The magnificent fortified ancient city of Fatehpur Sikri some 40 kms west of Agra includes stunning examples of Mughal architecture and we were really looking forward to spending a few hours there. Initially, what struck us as unique compared to other sites we have visited, were the ornamental gardens that surround the palace buildings. The buildings themselves may have lacked the intricate carvings and mosaics seen elsewhere but the site was expansive and well planned with multiple courtyards and multiple small palaces to accommodate each of the ruler’s three wives (one a Muslim, one a Hindu and one a Christian). Much of the relief work, whilst simplistic, contained motifs of all three religions.
One of the more bizarre sights in the palace was the Hiran Minar tower that is decorated with hundreds of stone representations of elephant tusks. It is said to be the place where Minar Akbar’s favourite execution elephant died. In fact, one courtyard served as an immediate execution area whereby Akbar would pass judgment on a person’s fate that may result in instant crushing by an elephant’s foot. Ouch!
Nearby the palace complex is one of the more interesting Jama Masjids / Mosques we’ve seen in India. The mosque is massive but the front entrance gate is 54 metres high and the mosaics on the inside are still relatively intact.
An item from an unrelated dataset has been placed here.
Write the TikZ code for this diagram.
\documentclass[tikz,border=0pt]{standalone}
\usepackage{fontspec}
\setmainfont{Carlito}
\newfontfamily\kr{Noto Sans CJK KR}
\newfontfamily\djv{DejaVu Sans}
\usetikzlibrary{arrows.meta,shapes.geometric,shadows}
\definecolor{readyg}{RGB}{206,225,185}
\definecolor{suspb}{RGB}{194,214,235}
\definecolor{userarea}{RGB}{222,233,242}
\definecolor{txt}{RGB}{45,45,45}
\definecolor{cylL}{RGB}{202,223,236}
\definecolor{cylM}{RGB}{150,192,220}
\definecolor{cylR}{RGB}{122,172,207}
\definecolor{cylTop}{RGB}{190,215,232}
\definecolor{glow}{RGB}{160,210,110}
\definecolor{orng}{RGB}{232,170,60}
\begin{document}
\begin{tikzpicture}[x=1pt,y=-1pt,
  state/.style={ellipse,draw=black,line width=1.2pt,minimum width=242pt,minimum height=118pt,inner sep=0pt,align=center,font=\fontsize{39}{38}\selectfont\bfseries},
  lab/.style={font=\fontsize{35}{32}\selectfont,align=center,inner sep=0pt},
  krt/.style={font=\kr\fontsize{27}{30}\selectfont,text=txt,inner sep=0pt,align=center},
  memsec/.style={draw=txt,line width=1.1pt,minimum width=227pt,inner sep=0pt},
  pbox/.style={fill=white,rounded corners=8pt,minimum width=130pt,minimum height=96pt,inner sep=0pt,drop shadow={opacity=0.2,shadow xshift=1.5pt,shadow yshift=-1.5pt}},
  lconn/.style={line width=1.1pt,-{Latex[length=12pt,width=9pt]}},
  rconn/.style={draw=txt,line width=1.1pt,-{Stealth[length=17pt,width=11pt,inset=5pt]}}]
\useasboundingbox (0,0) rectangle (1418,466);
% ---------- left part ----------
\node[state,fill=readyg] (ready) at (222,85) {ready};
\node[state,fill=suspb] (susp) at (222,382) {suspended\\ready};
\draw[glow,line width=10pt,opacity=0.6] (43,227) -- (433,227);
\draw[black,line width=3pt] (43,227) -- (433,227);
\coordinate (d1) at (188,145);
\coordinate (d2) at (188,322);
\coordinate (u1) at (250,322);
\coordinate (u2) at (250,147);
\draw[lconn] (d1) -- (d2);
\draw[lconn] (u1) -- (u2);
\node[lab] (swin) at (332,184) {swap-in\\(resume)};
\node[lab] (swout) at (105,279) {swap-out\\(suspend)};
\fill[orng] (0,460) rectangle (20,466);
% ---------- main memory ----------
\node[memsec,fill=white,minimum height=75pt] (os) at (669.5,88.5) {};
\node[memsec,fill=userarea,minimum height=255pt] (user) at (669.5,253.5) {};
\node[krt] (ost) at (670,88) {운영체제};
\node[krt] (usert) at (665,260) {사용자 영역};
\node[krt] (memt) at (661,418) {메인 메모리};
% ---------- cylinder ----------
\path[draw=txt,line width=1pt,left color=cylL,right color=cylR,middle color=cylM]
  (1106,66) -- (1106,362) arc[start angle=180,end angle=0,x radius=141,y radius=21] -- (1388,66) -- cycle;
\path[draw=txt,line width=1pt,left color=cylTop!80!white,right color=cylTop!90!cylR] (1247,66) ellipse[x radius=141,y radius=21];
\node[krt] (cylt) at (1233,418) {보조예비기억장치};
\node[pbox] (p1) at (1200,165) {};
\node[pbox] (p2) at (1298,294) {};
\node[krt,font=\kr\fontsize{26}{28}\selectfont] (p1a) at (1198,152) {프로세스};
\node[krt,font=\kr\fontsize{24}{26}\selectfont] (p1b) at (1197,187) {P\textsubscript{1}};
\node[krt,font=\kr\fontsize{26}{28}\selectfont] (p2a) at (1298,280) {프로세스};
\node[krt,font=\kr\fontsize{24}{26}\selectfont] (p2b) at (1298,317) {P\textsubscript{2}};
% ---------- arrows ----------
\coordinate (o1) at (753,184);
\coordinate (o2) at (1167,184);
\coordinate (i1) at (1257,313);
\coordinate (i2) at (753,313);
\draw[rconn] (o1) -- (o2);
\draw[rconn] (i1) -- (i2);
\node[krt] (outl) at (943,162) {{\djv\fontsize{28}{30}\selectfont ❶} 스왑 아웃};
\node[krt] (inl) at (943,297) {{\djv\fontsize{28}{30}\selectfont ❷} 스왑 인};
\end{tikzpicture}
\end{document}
Initially Scott was reluctant to visit Orchha because of its isolation and it would mean a couple of train journeys packed into 3rd class; however, I convinced him of its worth and off we went by train. Orchha, which means ‘hidden’, is an historic village on the banks of the Betwa River that showcases fabulous medieval Indian architecture. Not only that but Orchha is the cleanest town in India. We did not see one pile of rubbish and it even seemed as if the livestock were making an effort to keep the town’s streets well maintained.
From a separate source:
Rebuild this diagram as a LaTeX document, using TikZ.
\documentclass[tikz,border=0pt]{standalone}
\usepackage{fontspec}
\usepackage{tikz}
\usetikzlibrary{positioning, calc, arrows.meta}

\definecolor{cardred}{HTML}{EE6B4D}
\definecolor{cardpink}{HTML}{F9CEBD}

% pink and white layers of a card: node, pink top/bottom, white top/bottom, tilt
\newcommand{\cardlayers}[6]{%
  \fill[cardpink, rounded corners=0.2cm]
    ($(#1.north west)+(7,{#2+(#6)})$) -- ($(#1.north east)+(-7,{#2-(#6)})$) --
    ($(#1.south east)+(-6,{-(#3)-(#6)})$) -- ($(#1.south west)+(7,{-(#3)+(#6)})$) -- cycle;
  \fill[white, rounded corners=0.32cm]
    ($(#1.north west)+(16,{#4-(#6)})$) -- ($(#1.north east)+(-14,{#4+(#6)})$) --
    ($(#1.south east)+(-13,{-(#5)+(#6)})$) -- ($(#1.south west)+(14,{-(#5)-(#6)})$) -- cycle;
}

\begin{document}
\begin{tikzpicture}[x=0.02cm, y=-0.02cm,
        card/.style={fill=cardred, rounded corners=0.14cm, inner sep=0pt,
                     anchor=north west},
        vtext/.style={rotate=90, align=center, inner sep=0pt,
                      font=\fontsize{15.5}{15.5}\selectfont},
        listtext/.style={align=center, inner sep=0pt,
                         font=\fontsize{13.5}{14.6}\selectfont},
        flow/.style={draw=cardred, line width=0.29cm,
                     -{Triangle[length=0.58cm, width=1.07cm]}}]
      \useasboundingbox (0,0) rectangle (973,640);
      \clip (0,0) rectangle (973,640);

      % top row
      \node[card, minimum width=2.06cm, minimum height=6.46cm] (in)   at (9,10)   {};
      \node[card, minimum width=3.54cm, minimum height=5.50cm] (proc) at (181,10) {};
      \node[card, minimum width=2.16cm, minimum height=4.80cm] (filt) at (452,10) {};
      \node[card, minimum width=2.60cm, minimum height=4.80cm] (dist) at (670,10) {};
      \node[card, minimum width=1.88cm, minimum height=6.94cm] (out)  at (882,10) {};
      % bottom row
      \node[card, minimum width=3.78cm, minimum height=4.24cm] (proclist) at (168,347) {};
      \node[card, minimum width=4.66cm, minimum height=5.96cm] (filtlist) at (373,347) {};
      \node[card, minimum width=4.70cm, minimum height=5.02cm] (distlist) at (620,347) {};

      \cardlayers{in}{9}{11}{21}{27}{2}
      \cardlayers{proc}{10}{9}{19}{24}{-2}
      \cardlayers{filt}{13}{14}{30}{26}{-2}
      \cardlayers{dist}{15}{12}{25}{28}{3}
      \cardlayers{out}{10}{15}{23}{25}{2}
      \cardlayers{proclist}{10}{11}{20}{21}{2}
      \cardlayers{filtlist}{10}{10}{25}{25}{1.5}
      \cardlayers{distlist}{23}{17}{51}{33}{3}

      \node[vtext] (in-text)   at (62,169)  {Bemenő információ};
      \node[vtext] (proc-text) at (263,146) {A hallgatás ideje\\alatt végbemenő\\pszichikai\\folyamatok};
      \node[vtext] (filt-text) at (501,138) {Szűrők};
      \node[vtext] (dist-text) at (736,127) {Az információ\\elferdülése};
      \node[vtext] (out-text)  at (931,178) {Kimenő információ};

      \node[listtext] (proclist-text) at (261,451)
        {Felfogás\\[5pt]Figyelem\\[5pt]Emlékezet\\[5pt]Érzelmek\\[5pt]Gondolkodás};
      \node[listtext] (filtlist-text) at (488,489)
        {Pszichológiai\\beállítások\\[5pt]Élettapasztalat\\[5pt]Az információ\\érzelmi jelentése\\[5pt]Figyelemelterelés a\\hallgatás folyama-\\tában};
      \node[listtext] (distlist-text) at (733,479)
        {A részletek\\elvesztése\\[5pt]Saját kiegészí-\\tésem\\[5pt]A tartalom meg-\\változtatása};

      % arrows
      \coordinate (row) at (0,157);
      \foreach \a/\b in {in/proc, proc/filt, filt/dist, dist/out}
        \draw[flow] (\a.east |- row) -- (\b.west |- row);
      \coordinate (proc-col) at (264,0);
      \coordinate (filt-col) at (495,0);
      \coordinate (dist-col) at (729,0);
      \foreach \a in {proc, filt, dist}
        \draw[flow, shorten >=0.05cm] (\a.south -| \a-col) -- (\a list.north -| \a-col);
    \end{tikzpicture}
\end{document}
Wheat fields, tall trees and country paths wove around the numerous buildings that took the better part of a day to explore. It was truly lovely to spend a day walking in such a pastoral area without touts, tour groups and the ever present honking of horns.
You can see from the photos that the main palace building resembles Bundi’s goblin-esque architecture but it lacked Bundi’s exquisite paintings.
During our meandering, we literally stumbled over a small temple complex emanating ‘Moooo’ and ‘Gigagigagiga’ from a generator. Naturally, our interest was piqued and we walked around farm equipment, broken stones, goats and cattle in order to enter the temple courtyard, which happened to be used as a corral. Here, we truly understood the meaning of one sage traveller’s comments that you have to, ‘literally walk through shit to see the jewels’ in India. On the roof of a cupola standing off to the right and above a huge mound of cattle pooh arranged as blocks of fuel, we discovered Orchha’s best paintings.
Orchha is a lovely wee town and is worth a visit despite its remoteness. Next stop is Khajuraho and I’m sure it’ll be one of the highlights of our trip to India.